The Courthouse Steps, Santa Monica, 1973
Priscilla Presley recalls the song’s most intimate moment—not in a studio, not on a stage, but on October 9, 1973, just moments after their divorce was finalized at a Santa Monica courthouse.
As they descended the courthouse steps, still holding hands, Elvis began softly singing Dolly Parton’s lyrics—just for Priscilla. Not performing. Not dramatizing. Simply singing.
Priscilla later shared this memory with Dolly Parton herself, who admitted the story brought her to tears. For Elvis, the song became a vessel for emotions he could no longer speak. For Priscilla, hearing it then was shattering.
“It made me cry on the steps,” she told Dolly.
Why Elvis Never Recorded It
Elvis didn’t just love the song—he longed to record it. Plans were quietly underway by 1974 for his version, one many believe could have rivaled any interpretation to come.
But it never happened.
The reason wasn’t Elvis—it was business.
Colonel Tom Parker, Elvis’s manager, demanded 50% of the publishing rights as a condition. For Dolly Parton, that was a line she could not cross.
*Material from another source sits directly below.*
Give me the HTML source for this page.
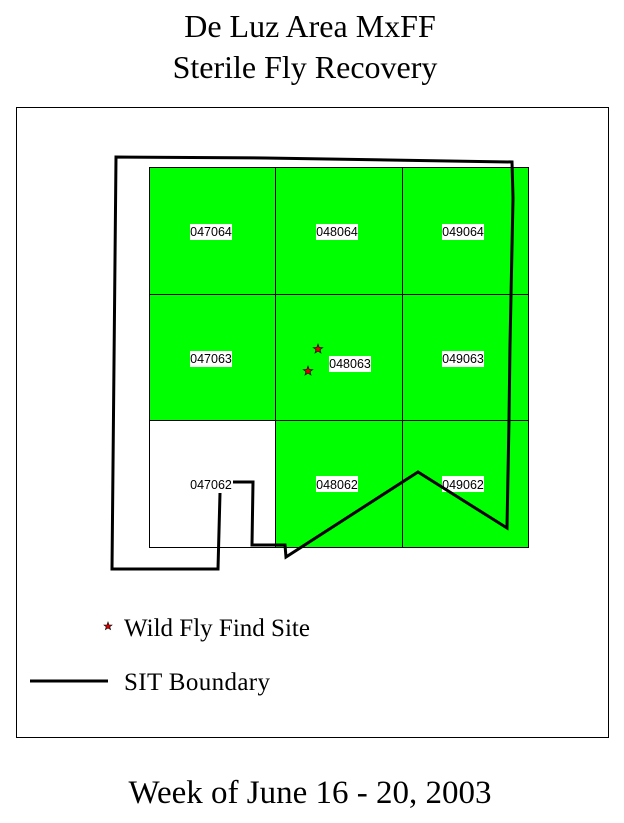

The song symbolized her financial independence and her family’s future. She refused—and spent the night in tears.
The decision preserved her ownership, but it also left the song a ghost in Elvis’s catalog: deeply loved, never captured.
Elvis Owned the Feeling, Not the Paperwork
Years later, when Whitney Houston recorded the song for The Bodyguard, it became a global phenomenon—powerful, triumphant, and heartbreakingly cinematic.
But Priscilla’s revelation reframes it entirely. For Elvis, I Will Always Love You wasn’t about empowerment or goodbye—it was about surrender. About loving someone enough to let go, even when it broke him.
Dolly owned the song.
Whitney owned the moment.
But on the saddest day of his life, Elvis Presley owned the emotion. And that’s where the King truly belongs.